The first thing to do is reflect on the role ants play in a garden. Tunneling ants are little rototillers, aerating the soil like earthworms do and redistributing nutrients. They also help recycle by collecting dead insects and transforming them into soil nutrients. Ants also help disperse seeds, especially with flowering plants.
Ants aren't interested in munching your plants as some bugs do. Instead, they are looking for stem nectar. Some ant species get rid of plant-eating bugs that can harm your plants. Conversely, they also protect some insects, such as the caterpillars of some butterfly groups that produce a sweet substance known as honeydew. The ants love honeydew and look after the caterpillars until they become butterflies. In turn, ants serve as food for other beneficial insects, frogs, toads, birds and even some mammals.
Aphids Attract Ants
If your ants happen to be one of the few types that are bad for your garden, such as carpenter ants or stinging fire ants, you'll want to get rid of them. You may also want to reduce the population of regular ants in potted plants or house plants. One way to do this is to take out the aphids.
Although some caterpillars produce the honeydew ants love, much more is produced by aphids, a true type of nuisance bug in the garden. Just like ants herd and protect caterpillars that produce honeydew, they do the same with aphids. You want to get rid of aphids anyway because they suck out plant juices and damage plants. Just blast them off the plants with a hose or use a spray bottle with a mix of water and dish soap. Once the aphids are gone, the ant population will decrease significantly.
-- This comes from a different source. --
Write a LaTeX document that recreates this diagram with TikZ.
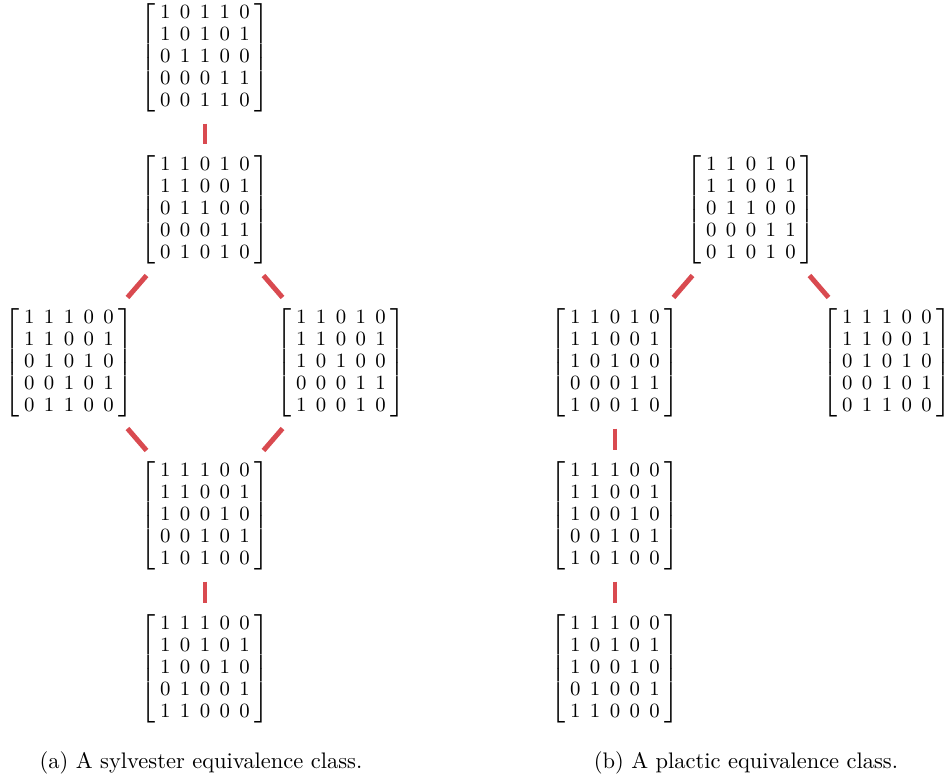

Pesticide for Ants in Plants
Perhaps the easiest method of getting rid of ants is to use pesticides such as ant bait stations. You buy them commercially and set them in the house or outside where ants are a problem. Ants die when they collect the bait from the station and take it back to the colony.
Getting Rid of Ants
If you don't want to turn to pesticides to control ants, there are various ways you can kill ants without chemicals. One natural ant killer for the garden is a substance called diatomaceous earth. This natural substance, available in hardware stores, kills ants without hurting plants. But you'll need to wash it off any harvested food after treatment. And, like other ways of killing ants, it is likely to kill other beneficial insects as well.